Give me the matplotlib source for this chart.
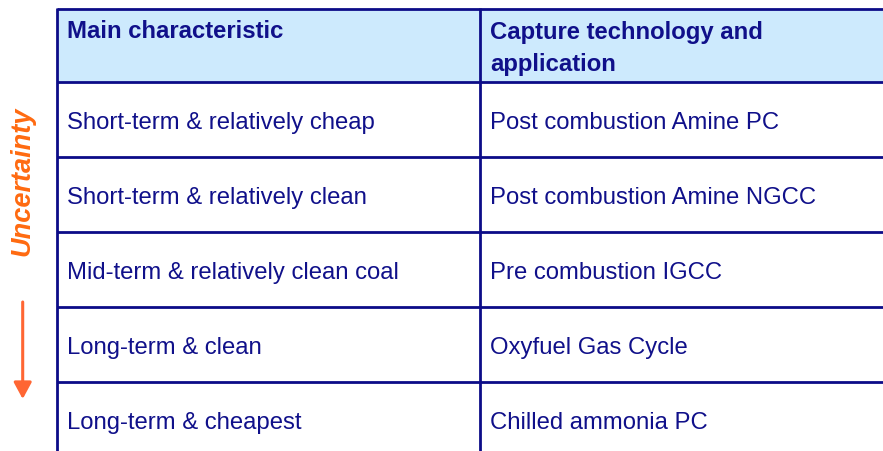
import matplotlib
matplotlib.use("Agg")
import matplotlib.pyplot as plt
from matplotlib.patches import Rectangle, FancyArrowPatch

headers = [["Main characteristic"], ["Capture technology and", "application"]]
characteristics = [
    "Short-term & relatively cheap",
    "Short-term & relatively clean",
    "Mid-term & relatively clean coal",
    "Long-term & clean",
    "Long-term & cheapest",
]
technologies = [
    "Post combustion Amine PC",
    "Post combustion Amine NGCC",
    "Pre combustion IGCC",
    "Oxyfuel Gas Cycle",
    "Chilled ammonia PC",
]
side_label = "Uncertainty"

W, H = 883, 452
fig = plt.figure(figsize=(W / 100, H / 100), dpi=100)
ax = fig.add_axes([0, 0, 1, 1])
ax.set_xlim(0, W)
ax.set_ylim(H, 0)
ax.axis("off")

navy = "#10108a"
line_c = "#0c0c88"
head_fill = "#cdeafd"
orange = "#ff6a10"
font = "Liberation Sans"
fs = 17.2

left, mid, right = 57, 480, 883
top, head_bottom = 10, 83
row_h = 75

ax.add_patch(Rectangle((left, top), right - left, head_bottom - top,
                       facecolor=head_fill, edgecolor="none", zorder=0))

ys = [top, head_bottom] + [head_bottom + row_h * (i + 1) for i in range(len(characteristics) - 1)]
for y in ys:
    ax.plot([left, right], [y, y], color=line_c, lw=2.0, solid_capstyle="butt", zorder=2)
for x in (left, mid):
    ax.plot([x, x], [top - 1, H], color=line_c, lw=2.0, solid_capstyle="butt", zorder=2)

# header
for col_x, lines in zip((left, mid), headers):
    for j, line in enumerate(lines):
        ax.text(col_x + 10, 38.5 + 32.5 * j, line, ha="left", va="baseline", color=navy,
                fontsize=fs, fontweight="bold", family=font)

for i, (c, t) in enumerate(zip(characteristics, technologies)):
    yb = head_bottom + row_h * i + row_h / 2 + 8.5
    ax.text(left + 10, yb, c, ha="left", va="baseline", color=navy, fontsize=fs, family=font)
    ax.text(mid + 10, yb, t, ha="left", va="baseline", color=navy, fontsize=fs, family=font)

ax.text(22, 181, side_label, rotation=90, ha="center", va="center", color=orange,
        fontsize=19.5, fontweight="bold", fontstyle="italic", family=font)
ax.add_patch(FancyArrowPatch((22.7, 303), (22.7, 400),
                             arrowstyle="-|>,head_length=10,head_width=5.4",
                             color="#ff6633", lw=2.2, mutation_scale=1,
                             shrinkA=0, shrinkB=0))

fig.savefig("out.png", dpi=100)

####

(What you will do)
Copy each line above precisely, dropping the pictures.

(Result of the task)
Give me the matplotlib source for this chart.
import matplotlib
matplotlib.use("Agg")
import matplotlib.pyplot as plt
from matplotlib.patches import Rectangle, FancyArrowPatch

headers = [["Main characteristic"], ["Capture technology and", "application"]]
characteristics = [
    "Short-term & relatively cheap",
    "Short-term & relatively clean",
    "Mid-term & relatively clean coal",
    "Long-term & clean",
    "Long-term & cheapest",
]
technologies = [
    "Post combustion Amine PC",
    "Post combustion Amine NGCC",
    "Pre combustion IGCC",
    "Oxyfuel Gas Cycle",
    "Chilled ammonia PC",
]
side_label = "Uncertainty"

W, H = 883, 452
fig = plt.figure(figsize=(W / 100, H / 100), dpi=100)
ax = fig.add_axes([0, 0, 1, 1])
ax.set_xlim(0, W)
ax.set_ylim(H, 0)
ax.axis("off")

navy = "#10108a"
line_c = "#0c0c88"
head_fill = "#cdeafd"
orange = "#ff6a10"
font = "Liberation Sans"
fs = 17.2

left, mid, right = 57, 480, 883
top, head_bottom = 10, 83
row_h = 75

ax.add_patch(Rectangle((left, top), right - left, head_bottom - top,
                       facecolor=head_fill, edgecolor="none", zorder=0))

ys = [top, head_bottom] + [head_bottom + row_h * (i + 1) for i in range(len(characteristics) - 1)]
for y in ys:
    ax.plot([left, right], [y, y], color=line_c, lw=2.0, solid_capstyle="butt", zorder=2)
for x in (left, mid):
    ax.plot([x, x], [top - 1, H], color=line_c, lw=2.0, solid_capstyle="butt", zorder=2)

# header
for col_x, lines in zip((left, mid), headers):
    for j, line in enumerate(lines):
        ax.text(col_x + 10, 38.5 + 32.5 * j, line, ha="left", va="baseline", color=navy,
                fontsize=fs, fontweight="bold", family=font)

for i, (c, t) in enumerate(zip(characteristics, technologies)):
    yb = head_bottom + row_h * i + row_h / 2 + 8.5
    ax.text(left + 10, yb, c, ha="left", va="baseline", color=navy, fontsize=fs, family=font)
    ax.text(mid + 10, yb, t, ha="left", va="baseline", color=navy, fontsize=fs, family=font)

ax.text(22, 181, side_label, rotation=90, ha="center", va="center", color=orange,
        fontsize=19.5, fontweight="bold", fontstyle="italic", family=font)
ax.add_patch(FancyArrowPatch((22.7, 303), (22.7, 400),
                             arrowstyle="-|>,head_length=10,head_width=5.4",
                             color="#ff6633", lw=2.2, mutation_scale=1,
                             shrinkA=0, shrinkB=0))

fig.savefig("out.png", dpi=100)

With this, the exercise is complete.